(Plotting code records)
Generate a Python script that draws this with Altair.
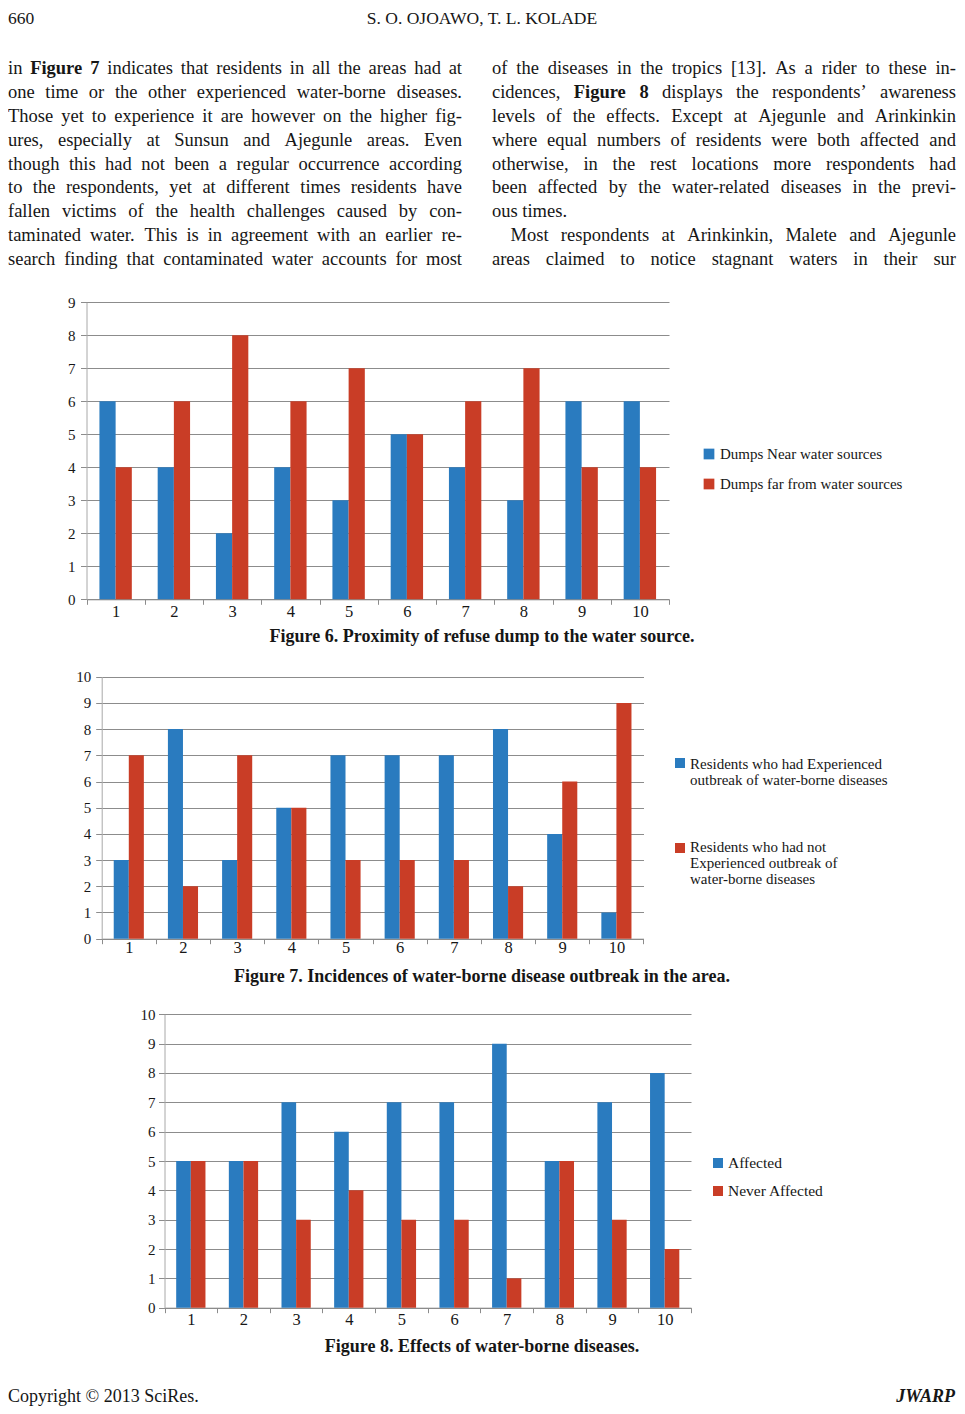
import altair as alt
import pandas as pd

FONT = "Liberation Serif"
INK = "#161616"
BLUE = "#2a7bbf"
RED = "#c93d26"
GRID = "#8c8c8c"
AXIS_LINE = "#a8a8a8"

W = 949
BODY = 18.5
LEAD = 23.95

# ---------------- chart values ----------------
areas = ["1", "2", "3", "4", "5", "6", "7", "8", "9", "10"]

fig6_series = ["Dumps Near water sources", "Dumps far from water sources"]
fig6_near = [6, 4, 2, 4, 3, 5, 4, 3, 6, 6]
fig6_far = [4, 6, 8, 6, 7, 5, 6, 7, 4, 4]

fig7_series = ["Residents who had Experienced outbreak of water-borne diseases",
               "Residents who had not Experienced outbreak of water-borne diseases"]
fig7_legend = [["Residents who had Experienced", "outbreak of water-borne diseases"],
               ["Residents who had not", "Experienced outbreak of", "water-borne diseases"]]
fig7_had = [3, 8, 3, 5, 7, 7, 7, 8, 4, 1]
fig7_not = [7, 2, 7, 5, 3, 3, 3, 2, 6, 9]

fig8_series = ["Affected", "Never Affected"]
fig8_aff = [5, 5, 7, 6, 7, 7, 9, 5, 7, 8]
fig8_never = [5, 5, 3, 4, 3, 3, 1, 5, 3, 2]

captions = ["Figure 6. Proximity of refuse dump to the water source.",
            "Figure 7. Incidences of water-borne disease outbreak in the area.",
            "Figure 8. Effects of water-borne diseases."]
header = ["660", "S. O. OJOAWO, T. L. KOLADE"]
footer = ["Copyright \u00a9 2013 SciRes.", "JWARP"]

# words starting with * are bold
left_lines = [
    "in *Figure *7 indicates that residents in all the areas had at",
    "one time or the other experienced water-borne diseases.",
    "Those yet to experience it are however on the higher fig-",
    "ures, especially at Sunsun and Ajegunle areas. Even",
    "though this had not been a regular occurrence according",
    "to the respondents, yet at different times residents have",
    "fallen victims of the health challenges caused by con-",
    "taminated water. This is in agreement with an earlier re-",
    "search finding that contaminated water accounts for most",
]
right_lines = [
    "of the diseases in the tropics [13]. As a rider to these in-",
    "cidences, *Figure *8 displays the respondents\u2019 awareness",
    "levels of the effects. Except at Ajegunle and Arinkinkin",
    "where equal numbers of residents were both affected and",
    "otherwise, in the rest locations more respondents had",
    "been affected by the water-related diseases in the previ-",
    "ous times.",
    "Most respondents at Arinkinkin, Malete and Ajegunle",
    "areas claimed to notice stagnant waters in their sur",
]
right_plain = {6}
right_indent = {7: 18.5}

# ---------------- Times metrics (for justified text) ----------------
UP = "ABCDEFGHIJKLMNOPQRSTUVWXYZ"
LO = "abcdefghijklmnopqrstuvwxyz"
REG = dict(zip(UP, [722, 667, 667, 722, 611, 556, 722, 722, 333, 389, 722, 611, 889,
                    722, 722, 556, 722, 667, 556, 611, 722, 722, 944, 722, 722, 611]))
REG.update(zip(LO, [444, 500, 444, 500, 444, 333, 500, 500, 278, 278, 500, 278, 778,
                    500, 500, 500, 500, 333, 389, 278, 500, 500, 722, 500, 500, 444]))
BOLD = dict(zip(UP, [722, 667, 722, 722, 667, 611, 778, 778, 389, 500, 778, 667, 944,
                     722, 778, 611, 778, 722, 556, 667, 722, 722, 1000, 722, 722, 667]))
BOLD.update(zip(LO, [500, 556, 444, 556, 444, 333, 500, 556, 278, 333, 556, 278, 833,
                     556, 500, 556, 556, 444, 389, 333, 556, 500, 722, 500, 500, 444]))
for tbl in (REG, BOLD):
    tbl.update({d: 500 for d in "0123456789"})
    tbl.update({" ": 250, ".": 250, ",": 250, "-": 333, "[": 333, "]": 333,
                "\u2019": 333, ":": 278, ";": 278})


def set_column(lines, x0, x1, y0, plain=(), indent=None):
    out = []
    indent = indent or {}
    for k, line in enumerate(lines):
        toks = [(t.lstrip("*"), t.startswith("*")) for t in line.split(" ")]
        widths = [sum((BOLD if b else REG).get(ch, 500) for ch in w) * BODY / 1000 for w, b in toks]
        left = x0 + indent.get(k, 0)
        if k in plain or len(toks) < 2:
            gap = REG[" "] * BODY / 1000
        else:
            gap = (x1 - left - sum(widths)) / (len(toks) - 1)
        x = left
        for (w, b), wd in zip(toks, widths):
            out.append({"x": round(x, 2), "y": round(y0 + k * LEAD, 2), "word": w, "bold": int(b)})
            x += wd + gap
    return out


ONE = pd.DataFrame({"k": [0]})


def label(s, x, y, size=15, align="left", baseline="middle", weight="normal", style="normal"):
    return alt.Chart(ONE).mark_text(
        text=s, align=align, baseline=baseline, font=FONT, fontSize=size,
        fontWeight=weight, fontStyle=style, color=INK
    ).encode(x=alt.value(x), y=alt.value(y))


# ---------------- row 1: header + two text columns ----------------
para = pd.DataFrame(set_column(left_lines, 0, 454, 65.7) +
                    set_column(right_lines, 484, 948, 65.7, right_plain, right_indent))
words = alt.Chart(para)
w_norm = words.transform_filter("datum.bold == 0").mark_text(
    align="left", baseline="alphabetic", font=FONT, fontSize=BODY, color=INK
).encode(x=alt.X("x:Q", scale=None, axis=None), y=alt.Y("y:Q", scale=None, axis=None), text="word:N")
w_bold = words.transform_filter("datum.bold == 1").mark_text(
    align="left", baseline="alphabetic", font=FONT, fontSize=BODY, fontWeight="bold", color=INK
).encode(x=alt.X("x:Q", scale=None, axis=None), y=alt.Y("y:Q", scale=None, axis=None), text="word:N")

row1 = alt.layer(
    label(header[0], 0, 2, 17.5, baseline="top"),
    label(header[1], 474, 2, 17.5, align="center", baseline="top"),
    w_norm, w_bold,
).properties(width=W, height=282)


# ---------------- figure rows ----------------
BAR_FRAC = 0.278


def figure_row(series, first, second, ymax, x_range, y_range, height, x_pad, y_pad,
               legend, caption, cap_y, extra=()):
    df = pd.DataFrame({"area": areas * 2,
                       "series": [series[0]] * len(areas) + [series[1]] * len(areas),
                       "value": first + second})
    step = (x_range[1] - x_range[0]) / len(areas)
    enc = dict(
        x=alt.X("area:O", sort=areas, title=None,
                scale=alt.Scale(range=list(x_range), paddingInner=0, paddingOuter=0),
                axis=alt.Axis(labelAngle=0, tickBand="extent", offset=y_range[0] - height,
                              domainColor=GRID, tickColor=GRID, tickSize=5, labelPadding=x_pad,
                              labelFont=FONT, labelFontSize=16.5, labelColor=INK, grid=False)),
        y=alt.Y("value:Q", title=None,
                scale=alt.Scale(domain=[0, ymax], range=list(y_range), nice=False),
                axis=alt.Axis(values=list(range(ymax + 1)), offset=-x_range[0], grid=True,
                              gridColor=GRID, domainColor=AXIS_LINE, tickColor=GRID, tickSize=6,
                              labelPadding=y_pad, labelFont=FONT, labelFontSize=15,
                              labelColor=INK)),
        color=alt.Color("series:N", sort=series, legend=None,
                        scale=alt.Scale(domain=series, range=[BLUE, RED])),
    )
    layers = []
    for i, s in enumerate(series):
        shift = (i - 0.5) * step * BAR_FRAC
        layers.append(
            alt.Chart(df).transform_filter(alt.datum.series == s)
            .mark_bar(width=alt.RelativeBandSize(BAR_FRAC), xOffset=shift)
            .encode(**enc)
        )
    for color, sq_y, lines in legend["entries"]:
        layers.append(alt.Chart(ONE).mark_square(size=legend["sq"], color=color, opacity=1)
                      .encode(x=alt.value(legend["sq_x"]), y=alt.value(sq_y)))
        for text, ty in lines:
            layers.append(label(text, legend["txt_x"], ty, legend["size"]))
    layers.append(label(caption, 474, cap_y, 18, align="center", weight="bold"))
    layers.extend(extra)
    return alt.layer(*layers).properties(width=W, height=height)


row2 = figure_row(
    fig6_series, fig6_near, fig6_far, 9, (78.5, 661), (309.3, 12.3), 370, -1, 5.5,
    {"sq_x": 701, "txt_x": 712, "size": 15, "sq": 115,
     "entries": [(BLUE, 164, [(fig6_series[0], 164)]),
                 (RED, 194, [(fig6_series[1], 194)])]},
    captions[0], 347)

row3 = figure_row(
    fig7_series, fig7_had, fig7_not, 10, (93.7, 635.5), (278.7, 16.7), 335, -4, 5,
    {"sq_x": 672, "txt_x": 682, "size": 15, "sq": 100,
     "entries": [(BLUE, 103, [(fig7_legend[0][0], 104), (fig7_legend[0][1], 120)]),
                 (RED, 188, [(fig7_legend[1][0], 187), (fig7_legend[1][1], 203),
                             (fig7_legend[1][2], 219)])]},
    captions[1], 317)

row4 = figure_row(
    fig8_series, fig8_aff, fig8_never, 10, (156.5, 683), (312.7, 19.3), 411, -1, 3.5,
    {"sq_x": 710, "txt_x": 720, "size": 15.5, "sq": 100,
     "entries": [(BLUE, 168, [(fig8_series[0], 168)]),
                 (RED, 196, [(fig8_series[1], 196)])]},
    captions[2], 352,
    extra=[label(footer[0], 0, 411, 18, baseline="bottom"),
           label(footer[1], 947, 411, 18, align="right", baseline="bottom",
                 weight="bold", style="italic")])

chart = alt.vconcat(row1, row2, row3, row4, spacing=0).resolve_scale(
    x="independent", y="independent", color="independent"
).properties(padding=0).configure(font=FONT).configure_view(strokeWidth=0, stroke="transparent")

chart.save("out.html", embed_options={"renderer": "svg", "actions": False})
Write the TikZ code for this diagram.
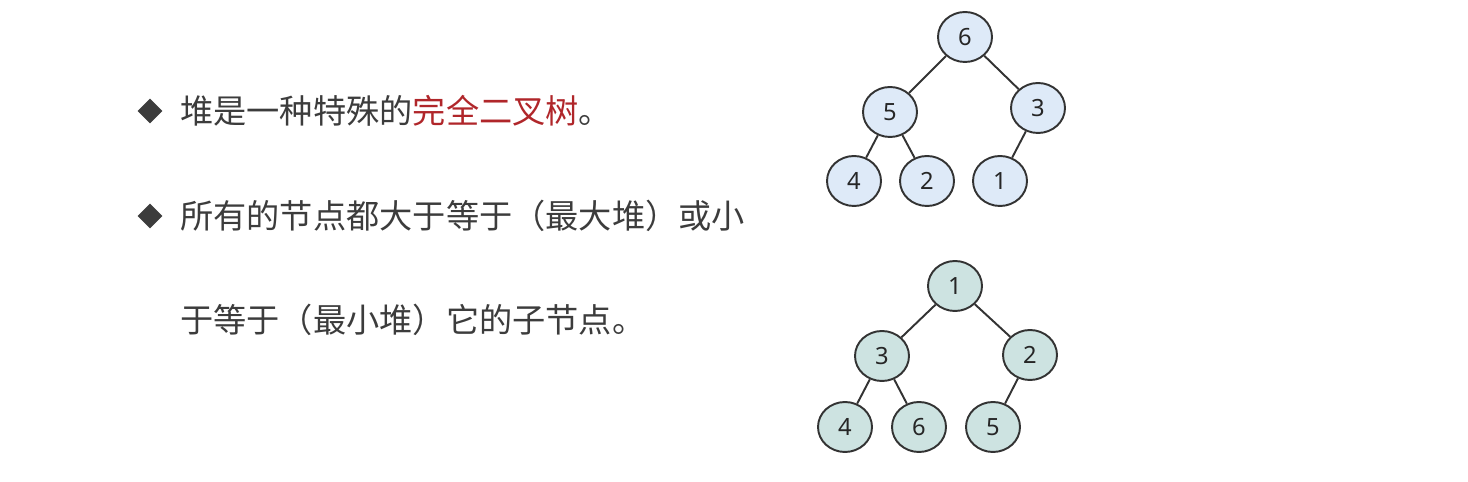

EXERCISE GOAL
With the pictures left out, restate word for word every line of the data above, from the first down to the line that contains "fig8_never = [5, 5, 3, 4, 3, 3, 1, 5, 3, 2]".

EXPECTED ANSWER
Generate a Python script that draws this with Altair.
import altair as alt
import pandas as pd

FONT = "Liberation Serif"
INK = "#161616"
BLUE = "#2a7bbf"
RED = "#c93d26"
GRID = "#8c8c8c"
AXIS_LINE = "#a8a8a8"

W = 949
BODY = 18.5
LEAD = 23.95

# ---------------- chart values ----------------
areas = ["1", "2", "3", "4", "5", "6", "7", "8", "9", "10"]

fig6_series = ["Dumps Near water sources", "Dumps far from water sources"]
fig6_near = [6, 4, 2, 4, 3, 5, 4, 3, 6, 6]
fig6_far = [4, 6, 8, 6, 7, 5, 6, 7, 4, 4]

fig7_series = ["Residents who had Experienced outbreak of water-borne diseases",
               "Residents who had not Experienced outbreak of water-borne diseases"]
fig7_legend = [["Residents who had Experienced", "outbreak of water-borne diseases"],
               ["Residents who had not", "Experienced outbreak of", "water-borne diseases"]]
fig7_had = [3, 8, 3, 5, 7, 7, 7, 8, 4, 1]
fig7_not = [7, 2, 7, 5, 3, 3, 3, 2, 6, 9]

fig8_series = ["Affected", "Never Affected"]
fig8_aff = [5, 5, 7, 6, 7, 7, 9, 5, 7, 8]
fig8_never = [5, 5, 3, 4, 3, 3, 1, 5, 3, 2]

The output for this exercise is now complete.